PROBLEM TO SOLVE:
Leave out any picture and return the remaining listing below exactly as given.

━━━━━━━━━━━━━━━━

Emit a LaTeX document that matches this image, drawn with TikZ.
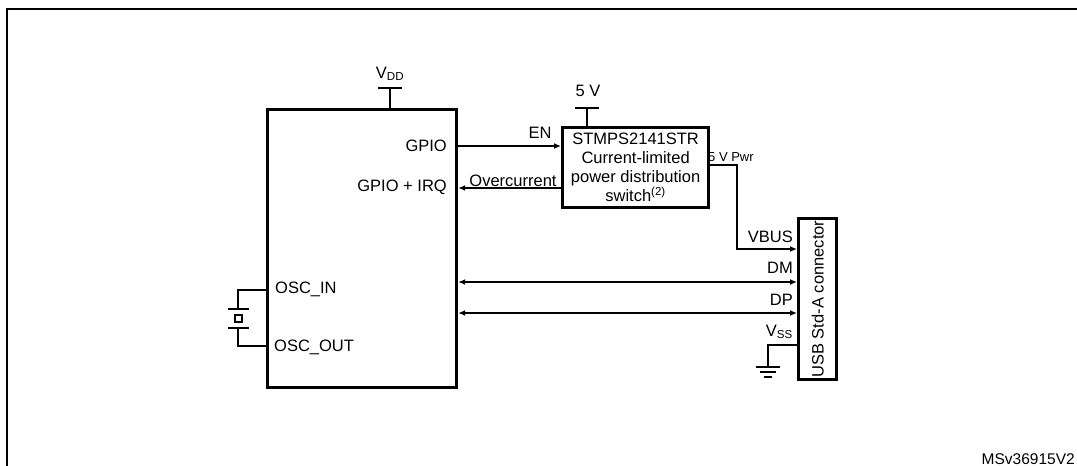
\documentclass[tikz,border=0pt]{standalone}
\usepackage{fontspec}
\setmainfont{Liberation Sans}
\usetikzlibrary{arrows.meta}
\begin{document}
\begin{tikzpicture}[x=1pt,y=-1pt,
  box/.style={draw,line width=3.2pt,inner sep=0pt,anchor=north west},
  wire/.style={line width=1.6pt},
  tip/.tip={Latex[length=7pt,width=6pt]},
  arr/.style={wire,-tip},
  biarr/.style={wire,tip-tip},
  lbl/.style={font=\fontsize{16.5}{19}\selectfont,inner sep=0pt},
  small/.style={font=\fontsize{13}{15}\selectfont,inner sep=0pt}]
\useasboundingbox (0,0) rectangle (1077,466);
\clip (0,0) rectangle (1077,466);
\draw[line width=2pt] (7,9) rectangle (1110,500);

% boxes
\node[box,minimum width=189pt,minimum height=278pt] (mcu) at (266,108) {};
\node[box,minimum width=146pt,minimum height=80pt,align=center,
      font=\fontsize{16.5}{19}\selectfont] (sw) at (561,126)
      {STMPS2141STR\\Current-limited\\power distribution\\switch\textsuperscript{(2)}};
\node[box,minimum width=38pt,minimum height=161pt] (usb) at (797,217) {};
\node[lbl,rotate=90] (usbt) at (usb.center) {USB Std-A connector};

% supplies
\coordinate (vdd) at (390,88);
\draw[wire] (vdd |- mcu.north) -- (vdd);
\draw[line width=2pt] ([xshift=-12pt]vdd) -- ([xshift=12pt]vdd);
\node[lbl] (vddl) at (390,74) {V\textsubscript{DD}};

\coordinate (fivev) at (587,108);
\draw[wire] (fivev |- sw.north) -- (fivev);
\draw[line width=2pt] ([xshift=-12pt]fivev) -- ([xshift=12pt]fivev);
\node[lbl] (fivevl) at (588,91) {5 V};

% MCU pin labels
\node[lbl,anchor=east] (gpiol) at (447,146) {GPIO};
\node[lbl,anchor=east] (irql) at (447,187) {GPIO + IRQ};
\node[lbl,anchor=west] (oscinl) at (275,289) {OSC\_IN};
\node[lbl,anchor=west] (oscoutl) at (274,347) {OSC\_OUT};

% EN / overcurrent
\coordinate (en) at (455,146);
\draw[arr] (en) -- (en -| sw.west);
\node[lbl] (enl) at (540,133) {EN};
\coordinate (oc) at (561,188);
\draw[arr] (oc) -- (oc -| mcu.east);
\node[lbl] (ocl) at (513,181) {Overcurrent};

% 5 V Pwr to VBUS
\coordinate (pw) at (707,165);
\draw[arr] (pw) -- (737,165) |- (usb.west |- 0,249);
\node[small,anchor=west] (pwl) at (708,157) {5 V Pwr};

% data lines
\draw[biarr] (mcu.east |- 0,282) -- (usb.west |- 0,282);
\draw[biarr] (mcu.east |- 0,313) -- (usb.west |- 0,313);

% USB labels
\node[lbl,anchor=east] (vbusl) at (793,237) {VBUS};
\node[lbl,anchor=east] (dml) at (793,268) {DM};
\node[lbl,anchor=east] (dpl) at (793,300) {DP};
\node[lbl,anchor=east] (vssl) at (793,332) {V\textsubscript{SS}};

% ground
\coordinate (gnd) at (768,367);
\draw[wire] (usb.west |- 0,345) -| (gnd);
\draw[wire] ([xshift=-12pt]gnd) -- ([xshift=12pt]gnd);
\draw[wire] ([xshift=-8pt,yshift=-5pt]gnd) -- ([xshift=8pt,yshift=-5pt]gnd);
\draw[wire] ([xshift=-4pt,yshift=-10pt]gnd) -- ([xshift=4pt,yshift=-10pt]gnd);

% crystal
\draw[wire] (mcu.west |- 0,290) -| (238,309);
\draw[wire] (228,309) -- (249,309);
\draw[wire] (235,315) rectangle (242,322);
\draw[wire] (228,328) -- (249,328);
\draw[wire] (238,328) |- (mcu.west |- 0,346);

\node[font=\fontsize{15.5}{18}\selectfont,inner sep=0pt,anchor=east] (ref) at (1075,459) {MSv36915V2};
\end{tikzpicture}
\end{document}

━━━━━━━━━━━━━━━━

EXERCISE RESULT:
Emit a LaTeX document that matches this image, drawn with TikZ.
\documentclass[tikz,border=0pt]{standalone}
\usepackage{fontspec}
\setmainfont{Liberation Sans}
\usetikzlibrary{arrows.meta}
\begin{document}
\begin{tikzpicture}[x=1pt,y=-1pt,
  box/.style={draw,line width=3.2pt,inner sep=0pt,anchor=north west},
  wire/.style={line width=1.6pt},
  tip/.tip={Latex[length=7pt,width=6pt]},
  arr/.style={wire,-tip},
  biarr/.style={wire,tip-tip},
  lbl/.style={font=\fontsize{16.5}{19}\selectfont,inner sep=0pt},
  small/.style={font=\fontsize{13}{15}\selectfont,inner sep=0pt}]
\useasboundingbox (0,0) rectangle (1077,466);
\clip (0,0) rectangle (1077,466);
\draw[line width=2pt] (7,9) rectangle (1110,500);

% boxes
\node[box,minimum width=189pt,minimum height=278pt] (mcu) at (266,108) {};
\node[box,minimum width=146pt,minimum height=80pt,align=center,
      font=\fontsize{16.5}{19}\selectfont] (sw) at (561,126)
      {STMPS2141STR\\Current-limited\\power distribution\\switch\textsuperscript{(2)}};
\node[box,minimum width=38pt,minimum height=161pt] (usb) at (797,217) {};
\node[lbl,rotate=90] (usbt) at (usb.center) {USB Std-A connector};

% supplies
\coordinate (vdd) at (390,88);
\draw[wire] (vdd |- mcu.north) -- (vdd);
\draw[line width=2pt] ([xshift=-12pt]vdd) -- ([xshift=12pt]vdd);
\node[lbl] (vddl) at (390,74) {V\textsubscript{DD}};

\coordinate (fivev) at (587,108);
\draw[wire] (fivev |- sw.north) -- (fivev);
\draw[line width=2pt] ([xshift=-12pt]fivev) -- ([xshift=12pt]fivev);
\node[lbl] (fivevl) at (588,91) {5 V};

% MCU pin labels
\node[lbl,anchor=east] (gpiol) at (447,146) {GPIO};
\node[lbl,anchor=east] (irql) at (447,187) {GPIO + IRQ};
\node[lbl,anchor=west] (oscinl) at (275,289) {OSC\_IN};
\node[lbl,anchor=west] (oscoutl) at (274,347) {OSC\_OUT};

% EN / overcurrent
\coordinate (en) at (455,146);
\draw[arr] (en) -- (en -| sw.west);
\node[lbl] (enl) at (540,133) {EN};
\coordinate (oc) at (561,188);
\draw[arr] (oc) -- (oc -| mcu.east);
\node[lbl] (ocl) at (513,181) {Overcurrent};

% 5 V Pwr to VBUS
\coordinate (pw) at (707,165);
\draw[arr] (pw) -- (737,165) |- (usb.west |- 0,249);
\node[small,anchor=west] (pwl) at (708,157) {5 V Pwr};

% data lines
\draw[biarr] (mcu.east |- 0,282) -- (usb.west |- 0,282);
\draw[biarr] (mcu.east |- 0,313) -- (usb.west |- 0,313);

% USB labels
\node[lbl,anchor=east] (vbusl) at (793,237) {VBUS};
\node[lbl,anchor=east] (dml) at (793,268) {DM};
\node[lbl,anchor=east] (dpl) at (793,300) {DP};
\node[lbl,anchor=east] (vssl) at (793,332) {V\textsubscript{SS}};

% ground
\coordinate (gnd) at (768,367);
\draw[wire] (usb.west |- 0,345) -| (gnd);
\draw[wire] ([xshift=-12pt]gnd) -- ([xshift=12pt]gnd);
\draw[wire] ([xshift=-8pt,yshift=-5pt]gnd) -- ([xshift=8pt,yshift=-5pt]gnd);
\draw[wire] ([xshift=-4pt,yshift=-10pt]gnd) -- ([xshift=4pt,yshift=-10pt]gnd);

% crystal
\draw[wire] (mcu.west |- 0,290) -| (238,309);
\draw[wire] (228,309) -- (249,309);
\draw[wire] (235,315) rectangle (242,322);
\draw[wire] (228,328) -- (249,328);
\draw[wire] (238,328) |- (mcu.west |- 0,346);

\node[font=\fontsize{15.5}{18}\selectfont,inner sep=0pt,anchor=east] (ref) at (1075,459) {MSv36915V2};
\end{tikzpicture}
\end{document}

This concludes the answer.